When you are attempting to sell your property this summer, here are some things to keep in mind:
1. Pricing: Aggressive pricing has become the norm, but the problem is that many sellers are literally “pricing themselves out of the market.” This is a common problem during the latter part of a rapid run-up in prices. The seller thinks,”Prices grew by 15% last year, and that was last year; I think I’m going to price my place over its value so that the market can catch up to it.” This is almost always a serious mistake. When a property goes on the market, it has a certain number of days in which it is “fresh.” Once those days are over (usually about 30), the property drops from immediate consideration, and your agent has to carefully strategize to continue to get your property in front of the buyers who arrive on the market after your 30 day period of “freshness.” In most cases, it’s better to listen to your agent, and look carefully at the comparables (s)he gives you, and come to a conclusion based on the current statistics. Selling real estate is very much like selling cans of soup. If you go to a store, and see soup cans all lined up in their different varieties, and they are all $1.00, then in the middle you see one that’s the same brand and same type of soup, but it’s $1.50, which do you buy?? You know the answer to that one, right? You may argue with your agent, “But my home has granite counters!” Understand that it is in your agent’s best interest to get the highest price for your property. If (s)he tells you a lower price is the right one, it’s not because her “Uncle Bill” is waiting to buy it so you can get cheated. It’s because she’s telling you her perception of the right price. In essence, when you argue with your agent about pricing, you’re arguing with the market, and the market always wins. You can negotiate with a buyer, and with your agent, but the market will always prevail. I’ve seen this too many times to count. If you want to set the price a bit higher than your agent recommends, go ahead–but reduce it within two weeks to current market value, and recognize that you are always better to price TO the market rather than CHASE the market.
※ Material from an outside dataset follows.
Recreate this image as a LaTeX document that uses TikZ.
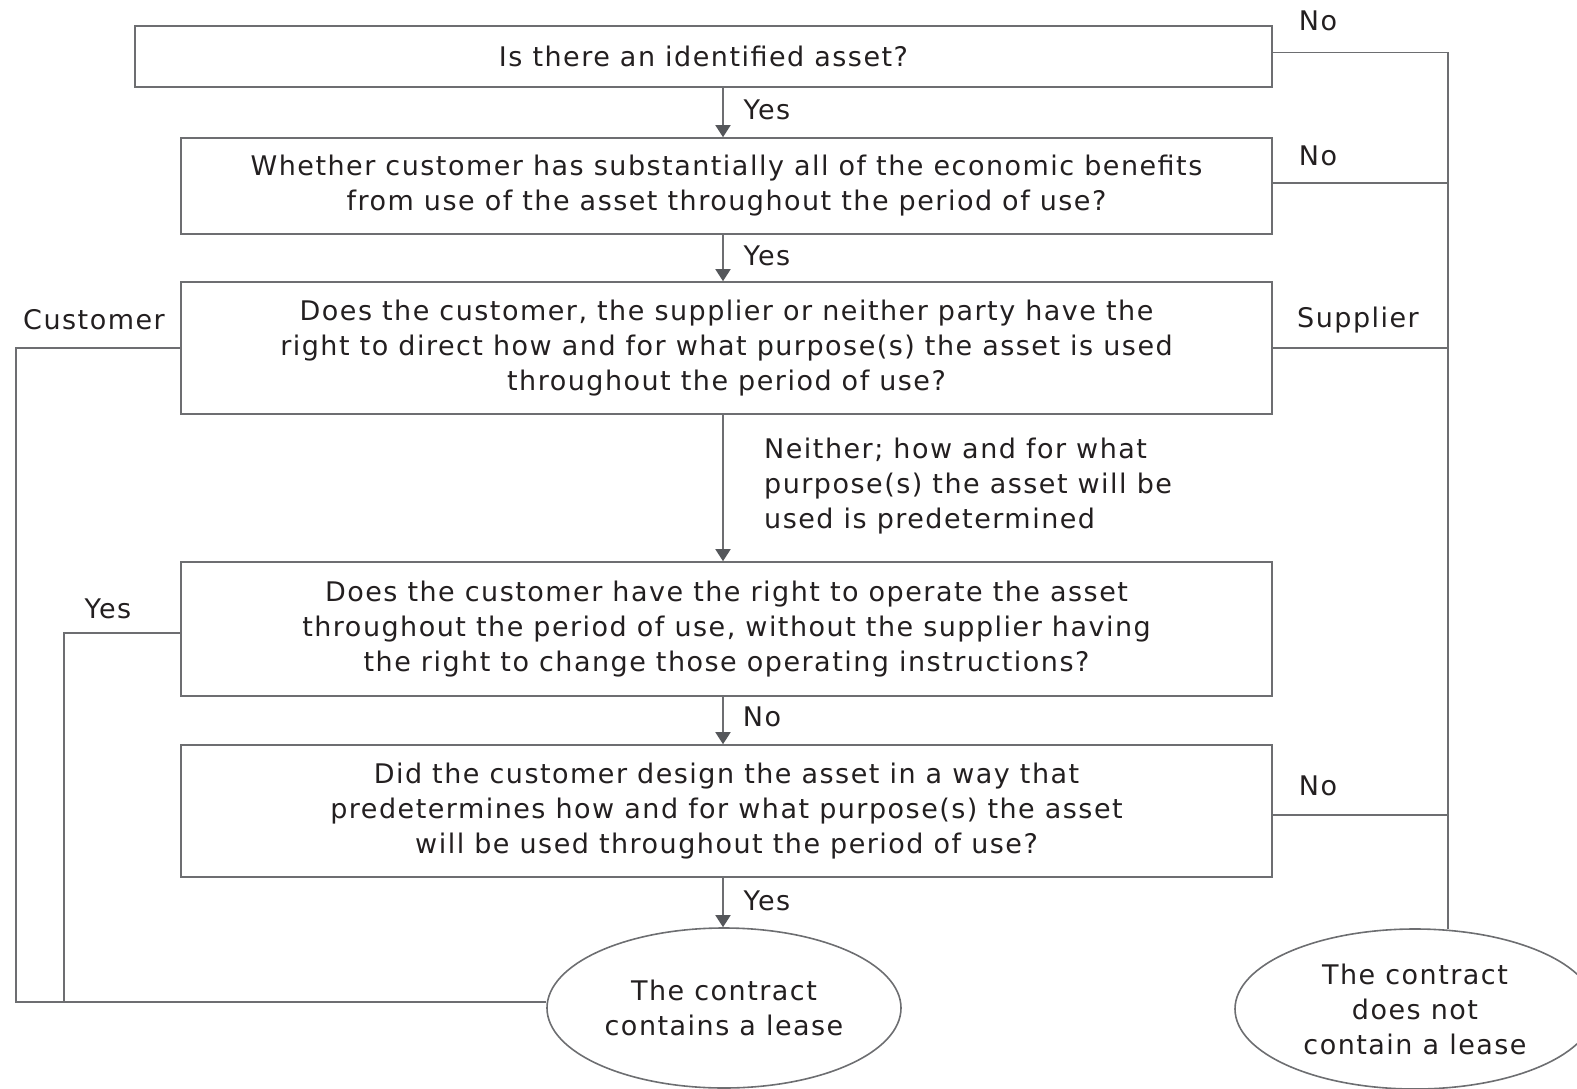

2. Repair first. A nice home always sells better than a home that has maintenance issues. Sometimes things like views override the “warts” that appear on the home, but for the most part, you will probably want to go through your home, and with the advice of your agent, repair some of the outstanding items in the home that need to be fixed. Such things may include items like a new countertop or sink, a new dishwasher, new toilets (mandated anyway in some cities), paint, and carpet. It’s always wise to avoid doing really expensive things, like putting in a new kitchen or bathroom, unless you can see a clear path to making money over and above the repair costs–unless a failure to repair expensive items eliminates your home from consideration by the average buyer for your price range. If you don’t have the money to fix things that need to be repaired, you will very likely lose ground in your pricing.
3. Get reports up front. Title reports, termite reports, and some other reports will identify issues that must be cared for before you can get your property through escrow. Some reports are typically “buyer pay,” (appraisal, physical inspection) and those should be left until you have an accepted offer, so that the buyer can choose the specific vendor he wants.